"""
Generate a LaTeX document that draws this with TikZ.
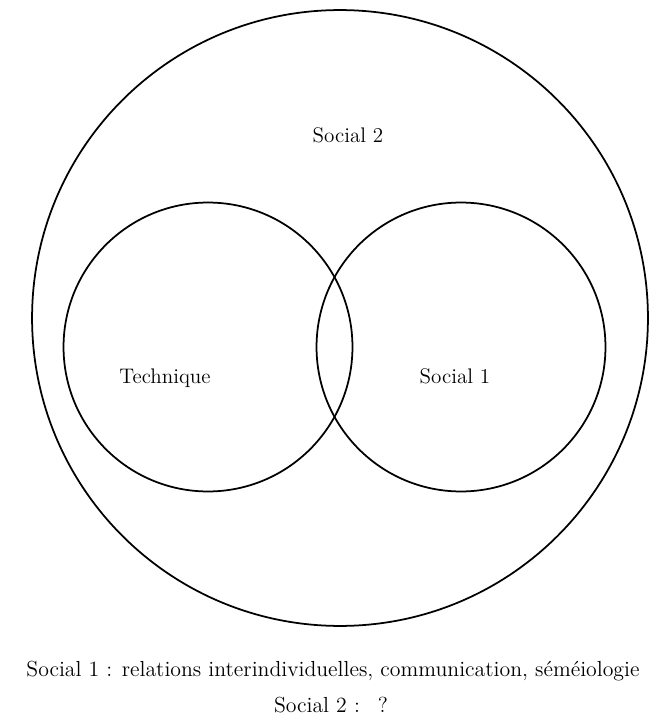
\documentclass[tikz,border=0pt]{standalone}
\usetikzlibrary{positioning}

\begin{document}
\begin{tikzpicture}[
        x                  = 0.02cm,
        y                  = -0.02cm,
        zone/.style        = {circle, draw, line width=1pt, minimum size=#1, inner sep=0pt},
        lbl/.style         = {font=\fontsize{12}{14}\selectfont},
        caption/.style     = {font=\fontsize{12.4}{15}\selectfont},
      ]
        \useasboundingbox (0,0) rectangle (652,719);
        % circles
        \node[zone=12.32cm] (social2) at (340,318) {};
        \node[zone=5.78cm] (technique) at (208,347) {};
        \node[zone=5.78cm] (social1) at (461,347) {};
        % labels
        \node[lbl] (social2 text) at (348,135) {Social 2};
        \node[lbl] (technique text) at (165,378) {Technique};
        \node[lbl] (social1 text) at (455,376) {Social 1};
        % legend
        \node[caption] (legend1) at (333,671) {Social 1 : relations interindividuelles, communication, séméiologie};
        \node[caption] (legend2) at (331,705) {Social 2 :\enspace\ ?};
    \end{tikzpicture}
\end{document}
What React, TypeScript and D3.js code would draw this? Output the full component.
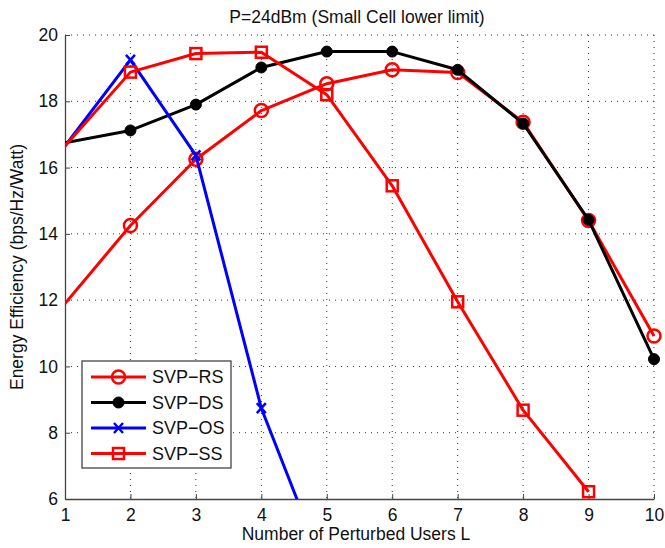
"""
→ Task description
Without the images, write out each line of the data verbatim.

→ Result of this task
Generate a LaTeX document that draws this with TikZ.
\documentclass[tikz,border=0pt]{standalone}
\usetikzlibrary{positioning}

\begin{document}
\begin{tikzpicture}[
        x                  = 0.02cm,
        y                  = -0.02cm,
        zone/.style        = {circle, draw, line width=1pt, minimum size=#1, inner sep=0pt},
        lbl/.style         = {font=\fontsize{12}{14}\selectfont},
        caption/.style     = {font=\fontsize{12.4}{15}\selectfont},
      ]
        \useasboundingbox (0,0) rectangle (652,719);
        % circles
        \node[zone=12.32cm] (social2) at (340,318) {};
        \node[zone=5.78cm] (technique) at (208,347) {};
        \node[zone=5.78cm] (social1) at (461,347) {};
        % labels
        \node[lbl] (social2 text) at (348,135) {Social 2};
        \node[lbl] (technique text) at (165,378) {Technique};
        \node[lbl] (social1 text) at (455,376) {Social 1};
        % legend
        \node[caption] (legend1) at (333,671) {Social 1 : relations interindividuelles, communication, séméiologie};
        \node[caption] (legend2) at (331,705) {Social 2 :\enspace\ ?};
    \end{tikzpicture}
\end{document}
What React, TypeScript and D3.js code would draw this? Output the full component.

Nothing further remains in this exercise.